McAdams On: Regulatory Coercion

ABOUT, FACE—The Federal Communications Commission has been allowing joint and shared service agreements for years. Now it’s suddenly affecting an about-face. On March 6, FCC Chairman Tom Wheeler wrote in a blog post that joint service agreements would be attributable under ownership rules if one station accounted for at least 15 percent of the ad sales of another.

Four days later, the item appeared on the agenda for the commission’s March 31 general meeting. Two days after that, the head of the FCC’s Media Bureau sent out a notice that it was going to “apply careful scrutiny” to pending and future JSAs going forward because of “a concern that has arisen in our review of proposed transactions in recent months and years.”

Does that mean that the commission has handled JSAs improperly for years? If so, why is it suddenly qualified to do so now? Beyond that, what is the justification for ramming through JSA re-attribution in less than a month? And why now?

According to a February article in “The Wall Street Journal,” there are 128 JSAs in place across the country. The FCC hasn’t tracked them, so we can’t be sure where they are, but it’s safe to assume they’re in smaller markets. The presumed justification for unwinding these JSAs is that doing so is in the public interest, which also is the foundation of the commission’s media ownership rules.

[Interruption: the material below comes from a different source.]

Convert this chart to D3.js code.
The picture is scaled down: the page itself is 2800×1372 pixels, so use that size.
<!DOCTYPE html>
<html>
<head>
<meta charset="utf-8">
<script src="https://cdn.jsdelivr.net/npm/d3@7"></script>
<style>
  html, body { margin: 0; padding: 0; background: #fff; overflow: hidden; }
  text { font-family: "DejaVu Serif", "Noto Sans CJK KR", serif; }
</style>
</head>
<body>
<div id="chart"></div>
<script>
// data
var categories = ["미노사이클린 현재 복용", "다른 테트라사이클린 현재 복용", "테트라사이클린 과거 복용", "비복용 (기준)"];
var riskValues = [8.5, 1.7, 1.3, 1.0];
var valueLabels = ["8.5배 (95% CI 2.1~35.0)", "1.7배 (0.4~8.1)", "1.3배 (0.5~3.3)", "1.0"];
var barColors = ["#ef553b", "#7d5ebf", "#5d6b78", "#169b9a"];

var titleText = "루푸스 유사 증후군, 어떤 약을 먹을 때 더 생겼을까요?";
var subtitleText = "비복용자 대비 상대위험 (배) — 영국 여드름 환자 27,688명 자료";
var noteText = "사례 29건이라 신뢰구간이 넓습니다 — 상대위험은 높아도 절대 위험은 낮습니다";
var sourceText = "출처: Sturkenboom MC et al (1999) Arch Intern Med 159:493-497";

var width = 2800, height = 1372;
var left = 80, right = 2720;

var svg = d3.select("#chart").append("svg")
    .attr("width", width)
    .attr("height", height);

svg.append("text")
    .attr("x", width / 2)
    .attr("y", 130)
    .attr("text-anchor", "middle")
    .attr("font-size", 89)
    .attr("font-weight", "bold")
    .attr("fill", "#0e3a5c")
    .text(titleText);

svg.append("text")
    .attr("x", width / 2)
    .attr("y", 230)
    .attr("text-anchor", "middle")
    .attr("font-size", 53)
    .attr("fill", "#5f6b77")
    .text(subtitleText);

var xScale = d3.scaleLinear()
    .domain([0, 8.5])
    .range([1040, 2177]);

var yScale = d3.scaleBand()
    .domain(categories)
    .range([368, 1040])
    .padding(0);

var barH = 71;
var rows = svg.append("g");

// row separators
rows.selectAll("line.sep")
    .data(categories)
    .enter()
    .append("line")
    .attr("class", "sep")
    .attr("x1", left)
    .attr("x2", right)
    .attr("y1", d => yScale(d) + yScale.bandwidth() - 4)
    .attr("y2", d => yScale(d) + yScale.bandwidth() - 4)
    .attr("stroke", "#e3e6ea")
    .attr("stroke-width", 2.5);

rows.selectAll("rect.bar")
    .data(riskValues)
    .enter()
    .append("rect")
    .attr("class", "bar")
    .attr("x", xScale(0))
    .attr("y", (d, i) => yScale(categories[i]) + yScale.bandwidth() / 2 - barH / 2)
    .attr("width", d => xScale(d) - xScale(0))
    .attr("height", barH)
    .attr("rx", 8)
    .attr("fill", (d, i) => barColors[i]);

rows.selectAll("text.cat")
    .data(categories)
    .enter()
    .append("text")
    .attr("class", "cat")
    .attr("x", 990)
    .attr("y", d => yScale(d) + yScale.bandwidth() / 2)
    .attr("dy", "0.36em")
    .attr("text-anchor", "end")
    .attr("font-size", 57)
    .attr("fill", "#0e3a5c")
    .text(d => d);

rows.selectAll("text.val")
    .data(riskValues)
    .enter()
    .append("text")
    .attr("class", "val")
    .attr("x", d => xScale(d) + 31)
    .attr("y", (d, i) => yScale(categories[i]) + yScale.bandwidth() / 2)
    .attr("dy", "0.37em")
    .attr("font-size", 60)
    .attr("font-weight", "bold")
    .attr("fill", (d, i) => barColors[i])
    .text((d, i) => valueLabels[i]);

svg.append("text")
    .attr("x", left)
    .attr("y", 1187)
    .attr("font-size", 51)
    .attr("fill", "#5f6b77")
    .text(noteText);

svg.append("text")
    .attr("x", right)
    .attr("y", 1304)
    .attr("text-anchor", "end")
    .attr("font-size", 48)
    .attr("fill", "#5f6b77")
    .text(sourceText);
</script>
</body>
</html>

The theory behind limiting TV media outlet ownership in a given market is that it promotes a diversity of opinions and news topic coverage. Whether or not this is a demonstrable reality, no one knows, and the commission apparently has no interest in finding out. It’s simply using the appearance of being a consolidation watchdog to drive more TV stations into the incentive auction.

The auction statute says broadcaster participation is “voluntary,” and not to be coerced. Wink, wink. Nudge, nudge.